Beneficiamento: preparando o café para sua xícara
Depois que os grãos atingiam a umidade ideal, seguiam para os galpões de beneficiamento — onde eram limpos e preparados para se tornarem café verde. Ali, eles passavam por máquinas que faziam a classificação por tamanho e densidade, usando peneiras calibradas. Então, vinha a triagem, que removia os grãos defeituosos. Tudo isso para garantir mais uniformidade na torra e, ao final, uma bebida mais equilibrada e limpa.
Com os lotes já limpos e selecionados, eles eram armazenados temporariamente em bags ou tulhas, onde descansavam antes de seguir para a próxima etapa: a torra.

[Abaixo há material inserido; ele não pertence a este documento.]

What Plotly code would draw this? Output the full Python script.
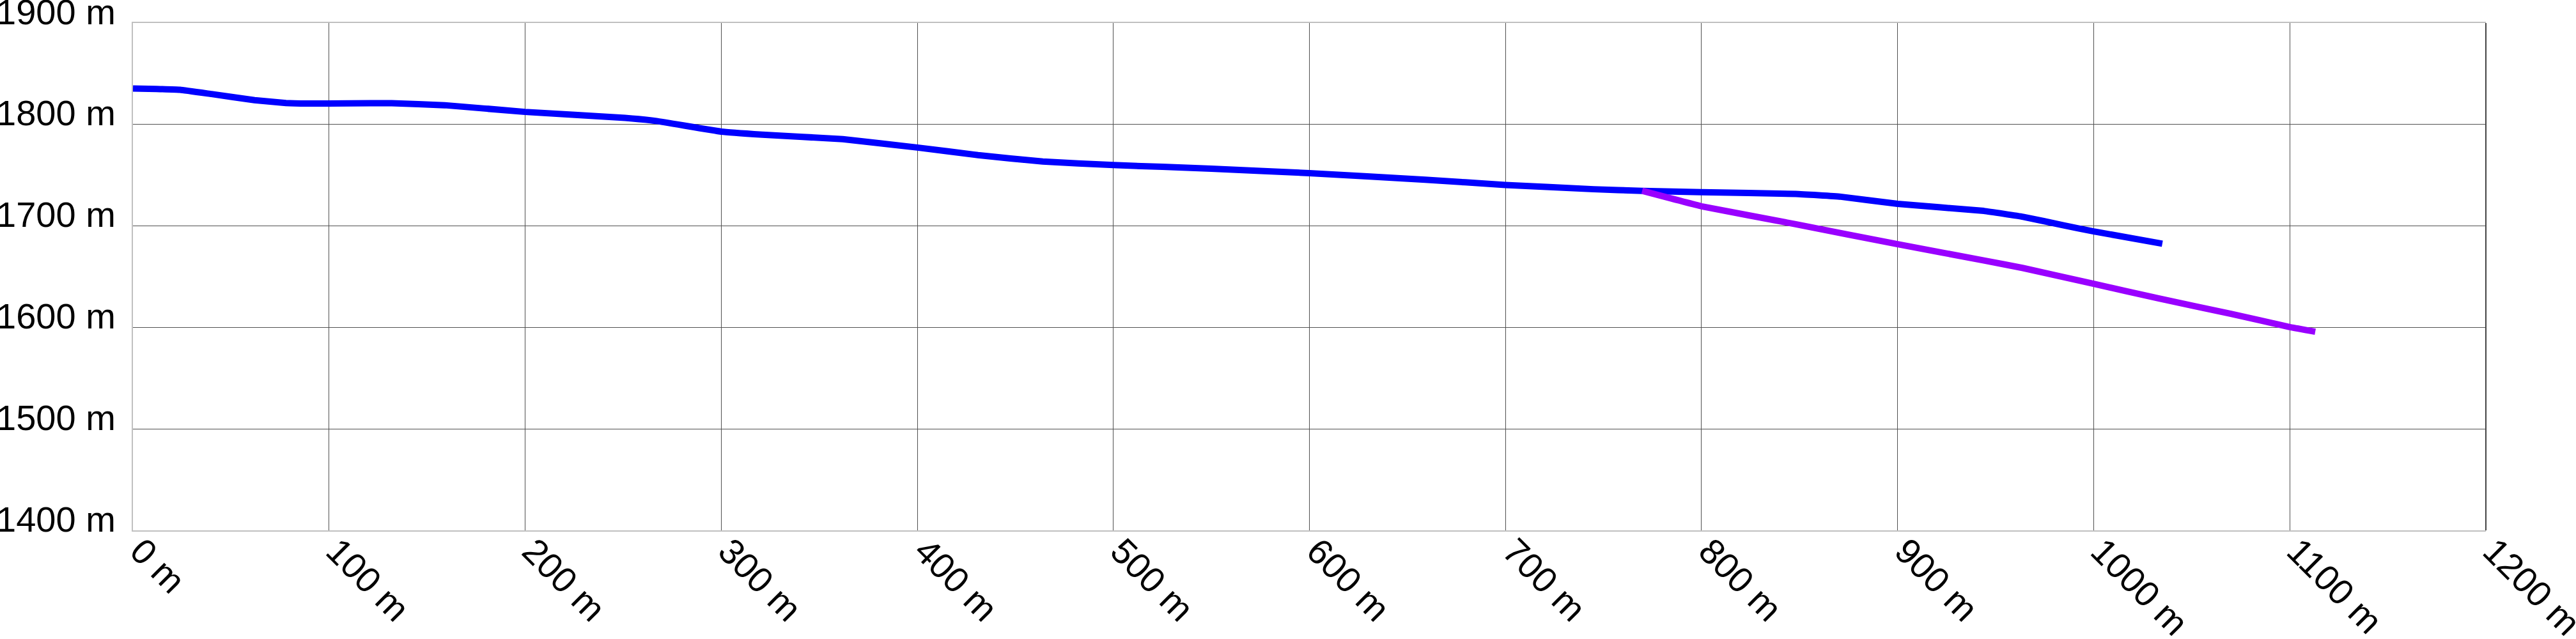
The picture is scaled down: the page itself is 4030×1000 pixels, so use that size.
import plotly.graph_objects as go

# Blue profile (distance m, elevation m)
blue_x = [0, 12, 24, 40, 62, 78, 89, 110, 132, 159, 200, 251, 267, 300, 321, 362,
          400, 431, 464, 500, 550, 600, 659, 700, 745, 770, 800, 848, 871, 900,
          944, 964, 985, 1000, 1035]
blue_y = [1835.5, 1835, 1834.2, 1830, 1824, 1821.2, 1820.6, 1820.8, 1821, 1819,
          1812.4, 1806.5, 1803.4, 1793, 1790, 1785.5, 1777.3, 1769.8, 1763.5, 1760,
          1756.5, 1752, 1745.6, 1740.4, 1736.2, 1734.5, 1733.3, 1731.5, 1728.8,
          1721.8, 1714.8, 1709, 1700.5, 1694.6, 1682.5]

# Purple profile
purple_x = [769.7, 800, 848, 900, 944, 964, 1000, 1033, 1070, 1100, 1113]
purple_y = [1734.6, 1719.4, 1701.7, 1682, 1666, 1658.5, 1643, 1628.6, 1613.4,
            1600.4, 1595.8]

x_tickvals = [0, 100, 200, 300, 400, 500, 600, 700, 800, 900, 1000, 1100, 1200]
x_ticktext = ["0 m", "100 m", "200 m", "300 m", "400 m", "500 m", "600 m",
              "700 m", "800 m", "900 m", "1000 m", "1100 m", "1200 m"]
y_tickvals = [1400, 1500, 1600, 1700, 1800, 1900]
y_ticktext = ["1400 m", "1500 m", "1600 m", "1700 m", "1800 m", "1900 m"]

FONT = dict(family="Liberation Sans, Arial, sans-serif", size=56, color="#000000")

fig = go.Figure()
fig.add_trace(go.Scatter(x=blue_x, y=blue_y, mode="lines",
                         line=dict(color="#0000ff", width=10, shape="spline", smoothing=0.3),
                         hoverinfo="skip", showlegend=False))
fig.add_trace(go.Scatter(x=purple_x, y=purple_y, mode="lines",
                         line=dict(color="#9900ff", width=10, shape="spline", smoothing=0.3),
                         hoverinfo="skip", showlegend=False))

fig.update_layout(
    template="none",
    width=4030, height=1000,
    margin=dict(l=208, r=141, t=36, b=170, pad=0),
    paper_bgcolor="#ffffff", plot_bgcolor="#ffffff",
    font=FONT,
    showlegend=False,
    shapes=[dict(type="line", xref="paper", yref="paper", x0=1, x1=1, y0=0, y1=1,
                 line=dict(color="#444444", width=2), layer="above")],
)
fig.update_xaxes(range=[-0.01, 1200.01], tickvals=x_tickvals, ticktext=x_ticktext,
                 tickangle=45, showgrid=True, gridcolor="#505050", gridwidth=1,
                 zeroline=False, showline=True, mirror=True, linecolor="#c0c0c0",
                 linewidth=2, ticks="", automargin=False, tickfont=FONT,
                 ticklabelstandoff=-25, ticklabelshift=12, ticklabeloverflow="allow")
fig.update_yaxes(range=[1399.99, 1900.01], tickvals=y_tickvals, ticktext=y_ticktext,
                 showgrid=True, gridcolor="#505050", gridwidth=1,
                 zeroline=False, showline=True, linecolor="#c0c0c0", linewidth=2,
                 ticks="", automargin=False, tickfont=FONT, ticklabelshift=-18,
                 ticklabelstandoff=14, ticklabeloverflow="allow")

fig.write_html("out.html", config={"displayModeBar": False},
               post_script="document.body.style.margin='0';")
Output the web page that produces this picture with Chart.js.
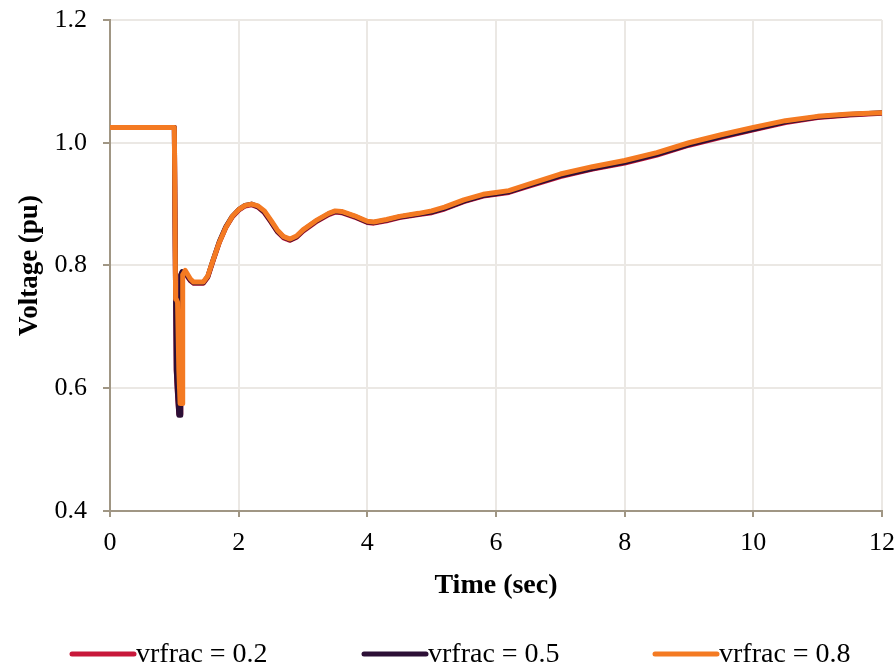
<!DOCTYPE html>
<html>
<head>
<meta charset="utf-8">
<script src="https://cdn.jsdelivr.net/npm/chart.js@4"></script>
<style>
  html, body { margin: 0; padding: 0; background: #ffffff; }
  #c { display: block; }
</style>
</head>
<body>
<canvas id="c" width="896" height="665"></canvas>
<script>
// ---- data ----
const time = [0, 1.0, 1.01, 1.02, 1.03, 1.05, 1.07, 1.09, 1.10, 1.12,
  1.13, 1.17, 1.25, 1.3, 1.45, 1.52, 1.6, 1.7, 1.8, 1.9,
  2.0, 2.1, 2.2, 2.3, 2.4, 2.5, 2.6, 2.7, 2.8, 2.9,
  3.0, 3.2, 3.4, 3.5, 3.6, 3.8, 4.0, 4.1, 4.3, 4.5,
  4.8, 5.0, 5.2, 5.5, 5.8, 6.0, 6.2, 6.5, 7.0, 7.5,
  8.0, 8.5, 9.0, 9.5, 10.0, 10.5, 11.0, 11.5, 12.0];

const vrfrac02 = [1.025, 1.025, 1.025, 0.745, 0.628, 0.588, 0.558, 0.558, 0.784, 0.789,
  0.789, 0.787, 0.775, 0.771, 0.771, 0.781, 0.807, 0.838, 0.862, 0.879,
  0.890, 0.897, 0.899, 0.895, 0.886, 0.871, 0.855, 0.845, 0.841, 0.846,
  0.856, 0.871, 0.883, 0.887, 0.886, 0.879, 0.870, 0.869, 0.873, 0.878,
  0.883, 0.886, 0.892, 0.904, 0.913, 0.916, 0.919, 0.929, 0.945, 0.957,
  0.967, 0.980, 0.996, 1.009, 1.021, 1.033, 1.041, 1.045, 1.048];

const vrfrac05 = [1.025, 1.025, 1.025, 0.745, 0.630, 0.590, 0.556, 0.556, 0.785, 0.790,
  0.790, 0.788, 0.776, 0.772, 0.772, 0.782, 0.808, 0.839, 0.863, 0.880,
  0.891, 0.898, 0.900, 0.896, 0.887, 0.872, 0.856, 0.846, 0.842, 0.847,
  0.857, 0.872, 0.884, 0.888, 0.887, 0.880, 0.871, 0.870, 0.874, 0.879,
  0.884, 0.887, 0.893, 0.905, 0.914, 0.917, 0.920, 0.930, 0.946, 0.958,
  0.968, 0.981, 0.997, 1.010, 1.022, 1.034, 1.042, 1.046, 1.049];

const vrfrac08 = [1.025, 1.025, 1.025, 0.745, 0.745, 0.740, 0.630, 0.575, 0.575, 0.575,
  0.785, 0.792, 0.778, 0.773, 0.773, 0.783, 0.808, 0.838, 0.862, 0.880,
  0.891, 0.898, 0.900, 0.897, 0.889, 0.874, 0.858, 0.847, 0.843, 0.848,
  0.858, 0.873, 0.885, 0.889, 0.888, 0.881, 0.872, 0.871, 0.875, 0.880,
  0.885, 0.889, 0.895, 0.907, 0.916, 0.919, 0.922, 0.932, 0.949, 0.961,
  0.971, 0.984, 1.000, 1.013, 1.025, 1.036, 1.043, 1.047, 1.049];

const seriesLabels = ['vrfrac = 0.2', 'vrfrac = 0.5', 'vrfrac = 0.8'];
const seriesColors = ['#c8183a', '#2c0f36', '#f47a22'];
const xTitle = 'Time (sec)';
const yTitle = 'Voltage (pu)';

// ---- chart ----
const serif = "'Liberation Serif', 'Times New Roman', serif";
const axisColor = '#a09684';
const gridColor = '#ebe8e4';

function pts(vals) { return vals.map((v, i) => ({ x: time[i], y: v })); }

const legendPlugin = {
  id: 'bottomLegend',
  afterDraw(chart) {
    const ctx = chart.ctx;
    const starts = [72, 364, 655];
    const y = 655;
    ctx.save();
    ctx.font = "28px " + serif;
    ctx.textBaseline = 'middle';
    ctx.textAlign = 'left';
    seriesLabels.forEach((lab, i) => {
      const x0 = starts[i];
      ctx.strokeStyle = seriesColors[i];
      ctx.lineWidth = 5;
      ctx.lineCap = 'round';
      ctx.beginPath();
      ctx.moveTo(x0, y - 1);
      ctx.lineTo(x0 + 62, y - 1);
      ctx.stroke();
      ctx.fillStyle = '#000';
      ctx.fillText(lab, x0 + 64, y);
    });
    ctx.restore();
  }
};

new Chart(document.getElementById('c'), {
  type: 'line',
  data: {
    datasets: [
      { label: seriesLabels[0], data: pts(vrfrac02), borderColor: seriesColors[0], order: 2 },
      { label: seriesLabels[1], data: pts(vrfrac05), borderColor: seriesColors[1], order: 1 },
      { label: seriesLabels[2], data: pts(vrfrac08), borderColor: seriesColors[2], order: 0 }
    ]
  },
  options: {
    responsive: false,
    animation: false,
    devicePixelRatio: 1,
    layout: { padding: { left: 0, top: 20, right: 14, bottom: 34 } },
    elements: {
      line: { borderWidth: 5, tension: 0, fill: false, borderJoinStyle: 'round', borderCapStyle: 'round' },
      point: { radius: 0, hoverRadius: 0 }
    },
    plugins: {
      legend: { display: false },
      tooltip: { enabled: false }
    },
    scales: {
      x: {
        type: 'linear',
        min: 0, max: 12,
        ticks: { stepSize: 2, color: '#000', font: { family: serif, size: 26 }, padding: 11, maxRotation: 0 },
        grid: { color: gridColor, lineWidth: 2, tickColor: axisColor, tickLength: 6, tickWidth: 2 },
        border: { color: axisColor, width: 2 },
        title: { display: true, text: xTitle, color: '#000', font: { family: serif, size: 28, weight: 'bold' }, padding: { top: 0, bottom: 28 } },
        afterFit(s) { s.height = 120; s.paddingLeft = 0; s.paddingRight = 0; }
      },
      y: {
        min: 0.4, max: 1.2,
        ticks: { stepSize: 0.2, color: '#000', font: { family: serif, size: 26 }, padding: 16,
          callback: v => Number(v).toFixed(1) },
        grid: { color: gridColor, lineWidth: 2, tickColor: axisColor, tickLength: 7, tickWidth: 2 },
        border: { color: axisColor, width: 2 },
        title: { display: true, text: yTitle, color: '#000', font: { family: serif, size: 27, weight: 'bold' }, padding: { top: 14, bottom: 0 } },
        afterFit(s) { s.width = 110; s.paddingTop = 0; s.paddingBottom = 0; }
      }
    }
  },
  plugins: [legendPlugin]
});
</script>
</body>
</html>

Durante o estágio, acompanhamos as torras de amostras - pequenas quantidades de café de cada lote eram torradas para avaliar o seu perfil sensorial. Uma das experiências mais marcantes foi poder torrar o nosso próprio café no torrador de amostras para entender como ele funcionava e poder etiquetar cada pacotinho com os nossos nomes.
Quando o café deixa de ser só bebida e vira aprendizado
Sei que nem todos terão a chance de estagiar em uma fazenda de café e não conto essa história para dizer que é imprescindível — mas com o intuito de mostrar o quanto o mundo do café - e o próprio alimento - é complexo e delicado. É um lembrete de que, do momento em que pegamos a xícara até levá-la à boca, carregamos muita história, pessoas e propósito.
Esse é um convite para que você se permita conhecer mais sobre o café e crie novas memórias afetivas com ele. Quando nos damos conta, estamos mergulhados em um universo totalmente novo. A verdade é que o café me levou a eventos que eu nem sabia que existiam, me apresentou a profissões, métodos de preparo, colheita, competições... Mas, mais do que isso, me conectou com pessoas.
O café tem esse poder: de aproximar, criar laços e de aquecer o coração.
Termino esse texto com uma frase que meus mentores sempre repetem, e que hoje faz ainda mais sentido para mim: “Café não é só café.”